Abstract:The Granger Causality (GC) test is a famous statistical hypothesis test for investigating if the past of one time series affects the future of the other. It helps in answering the question whether one time series is helpful in forecasting. Standard traditional approaches to Granger causality detection commonly assume linear dynamics, but such simplification does not hold in many real-world applications, e.g., neuroscience or genomics that are inherently non-linear. In such cases, imposing linear models such as Vector Autoregressive (VAR) models can lead to inconsistent estimation of true Granger Causal interactions. Machine Learning (ML) can learn the hidden patterns in the datasets specifically Deep Learning (DL) has shown tremendous promise in learning the non-linear dynamics of complex systems.
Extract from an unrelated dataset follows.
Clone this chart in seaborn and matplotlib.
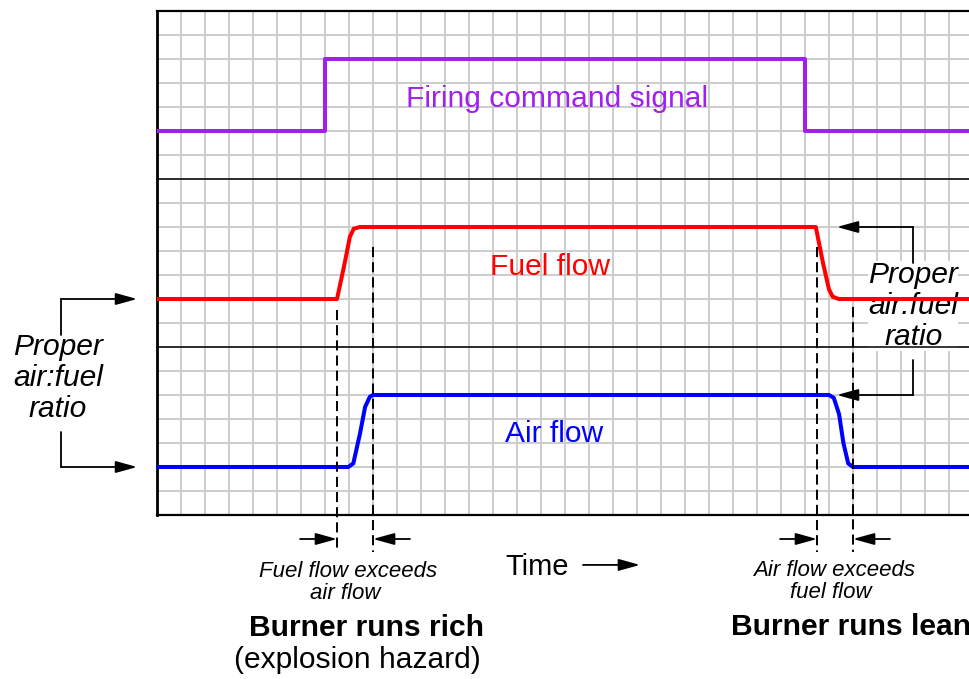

Recent work of Tank et al propose to overcome the issue of linear simplification in VAR models by using neural networks combined with sparsity-inducing penalties on the learn-able weights. In this work, we build upon ideas introduced by Tank et al. We propose several new classes of models that can handle underlying non-linearity. Firstly, we present the Learned Kernal VAR(LeKVAR) model-an extension of VAR models that also learns kernel parametrized by a neural net. Secondly, we show one can directly decouple lags and individual time series importance via decoupled penalties. This decoupling provides better scaling and allows us to embed lag selection into RNNs. Lastly, we propose a new training algorithm that supports mini-batching, and it is compatible with commonly used adaptive optimizers such as Adam.he proposed techniques are evaluated on several simulated datasets inspired by real-world applications.We also apply these methods to the Electro-Encephalogram (EEG) data for an epilepsy patient to study the evolution of GC before , during and after seizure across the 19 EEG channels.